TASK DESCRIPTION: Beneath this sentence is a set of records; write each of them out exactly.

— START RECORD EXTRACTS —

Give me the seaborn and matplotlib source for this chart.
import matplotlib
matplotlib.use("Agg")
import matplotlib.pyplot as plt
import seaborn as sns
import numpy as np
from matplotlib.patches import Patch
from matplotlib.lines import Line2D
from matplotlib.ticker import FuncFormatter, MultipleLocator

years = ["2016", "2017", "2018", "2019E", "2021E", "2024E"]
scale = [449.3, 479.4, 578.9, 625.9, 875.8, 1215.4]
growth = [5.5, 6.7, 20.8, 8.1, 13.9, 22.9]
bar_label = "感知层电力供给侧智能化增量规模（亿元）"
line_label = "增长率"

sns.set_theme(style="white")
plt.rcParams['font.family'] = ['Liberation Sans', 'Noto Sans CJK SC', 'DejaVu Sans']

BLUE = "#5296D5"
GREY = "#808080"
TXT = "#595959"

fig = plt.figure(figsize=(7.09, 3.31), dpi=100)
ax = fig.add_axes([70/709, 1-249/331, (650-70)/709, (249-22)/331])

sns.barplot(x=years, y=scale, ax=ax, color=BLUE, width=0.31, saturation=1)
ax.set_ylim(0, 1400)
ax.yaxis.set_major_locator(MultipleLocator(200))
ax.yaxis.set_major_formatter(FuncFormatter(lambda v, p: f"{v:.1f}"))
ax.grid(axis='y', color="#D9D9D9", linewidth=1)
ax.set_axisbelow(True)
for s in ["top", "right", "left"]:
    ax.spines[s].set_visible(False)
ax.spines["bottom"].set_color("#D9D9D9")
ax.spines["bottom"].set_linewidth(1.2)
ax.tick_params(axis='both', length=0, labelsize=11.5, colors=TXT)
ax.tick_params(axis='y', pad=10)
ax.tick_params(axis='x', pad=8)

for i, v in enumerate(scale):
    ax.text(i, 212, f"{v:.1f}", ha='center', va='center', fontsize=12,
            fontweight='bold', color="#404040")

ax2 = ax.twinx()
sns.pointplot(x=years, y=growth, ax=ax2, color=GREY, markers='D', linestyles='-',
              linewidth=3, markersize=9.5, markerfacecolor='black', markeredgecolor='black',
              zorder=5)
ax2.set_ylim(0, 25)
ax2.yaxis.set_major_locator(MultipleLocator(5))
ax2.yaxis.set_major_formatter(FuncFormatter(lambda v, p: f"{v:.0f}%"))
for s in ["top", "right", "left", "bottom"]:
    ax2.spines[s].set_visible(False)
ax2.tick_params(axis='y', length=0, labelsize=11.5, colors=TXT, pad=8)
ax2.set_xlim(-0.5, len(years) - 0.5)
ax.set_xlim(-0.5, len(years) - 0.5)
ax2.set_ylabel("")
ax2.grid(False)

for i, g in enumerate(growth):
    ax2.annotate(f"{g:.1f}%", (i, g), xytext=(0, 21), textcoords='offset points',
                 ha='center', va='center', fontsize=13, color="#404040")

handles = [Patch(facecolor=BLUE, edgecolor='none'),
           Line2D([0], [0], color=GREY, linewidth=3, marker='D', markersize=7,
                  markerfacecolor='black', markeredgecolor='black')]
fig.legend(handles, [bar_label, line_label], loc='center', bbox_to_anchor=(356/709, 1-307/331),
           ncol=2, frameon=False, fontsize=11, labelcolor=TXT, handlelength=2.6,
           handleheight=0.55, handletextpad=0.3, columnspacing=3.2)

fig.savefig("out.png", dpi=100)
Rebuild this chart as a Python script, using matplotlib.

— END RECORD EXTRACTS —

OUTPUT FOR THIS TASK:
Give me the seaborn and matplotlib source for this chart.
import matplotlib
matplotlib.use("Agg")
import matplotlib.pyplot as plt
import seaborn as sns
import numpy as np
from matplotlib.patches import Patch
from matplotlib.lines import Line2D
from matplotlib.ticker import FuncFormatter, MultipleLocator

years = ["2016", "2017", "2018", "2019E", "2021E", "2024E"]
scale = [449.3, 479.4, 578.9, 625.9, 875.8, 1215.4]
growth = [5.5, 6.7, 20.8, 8.1, 13.9, 22.9]
bar_label = "感知层电力供给侧智能化增量规模（亿元）"
line_label = "增长率"

sns.set_theme(style="white")
plt.rcParams['font.family'] = ['Liberation Sans', 'Noto Sans CJK SC', 'DejaVu Sans']

BLUE = "#5296D5"
GREY = "#808080"
TXT = "#595959"

fig = plt.figure(figsize=(7.09, 3.31), dpi=100)
ax = fig.add_axes([70/709, 1-249/331, (650-70)/709, (249-22)/331])

sns.barplot(x=years, y=scale, ax=ax, color=BLUE, width=0.31, saturation=1)
ax.set_ylim(0, 1400)
ax.yaxis.set_major_locator(MultipleLocator(200))
ax.yaxis.set_major_formatter(FuncFormatter(lambda v, p: f"{v:.1f}"))
ax.grid(axis='y', color="#D9D9D9", linewidth=1)
ax.set_axisbelow(True)
for s in ["top", "right", "left"]:
    ax.spines[s].set_visible(False)
ax.spines["bottom"].set_color("#D9D9D9")
ax.spines["bottom"].set_linewidth(1.2)
ax.tick_params(axis='both', length=0, labelsize=11.5, colors=TXT)
ax.tick_params(axis='y', pad=10)
ax.tick_params(axis='x', pad=8)

for i, v in enumerate(scale):
    ax.text(i, 212, f"{v:.1f}", ha='center', va='center', fontsize=12,
            fontweight='bold', color="#404040")

ax2 = ax.twinx()
sns.pointplot(x=years, y=growth, ax=ax2, color=GREY, markers='D', linestyles='-',
              linewidth=3, markersize=9.5, markerfacecolor='black', markeredgecolor='black',
              zorder=5)
ax2.set_ylim(0, 25)
ax2.yaxis.set_major_locator(MultipleLocator(5))
ax2.yaxis.set_major_formatter(FuncFormatter(lambda v, p: f"{v:.0f}%"))
for s in ["top", "right", "left", "bottom"]:
    ax2.spines[s].set_visible(False)
ax2.tick_params(axis='y', length=0, labelsize=11.5, colors=TXT, pad=8)
ax2.set_xlim(-0.5, len(years) - 0.5)
ax.set_xlim(-0.5, len(years) - 0.5)
ax2.set_ylabel("")
ax2.grid(False)

for i, g in enumerate(growth):
    ax2.annotate(f"{g:.1f}%", (i, g), xytext=(0, 21), textcoords='offset points',
                 ha='center', va='center', fontsize=13, color="#404040")

handles = [Patch(facecolor=BLUE, edgecolor='none'),
           Line2D([0], [0], color=GREY, linewidth=3, marker='D', markersize=7,
                  markerfacecolor='black', markeredgecolor='black')]
fig.legend(handles, [bar_label, line_label], loc='center', bbox_to_anchor=(356/709, 1-307/331),
           ncol=2, frameon=False, fontsize=11, labelcolor=TXT, handlelength=2.6,
           handleheight=0.55, handletextpad=0.3, columnspacing=3.2)

fig.savefig("out.png", dpi=100)
Rebuild this chart as a Python script, using matplotlib.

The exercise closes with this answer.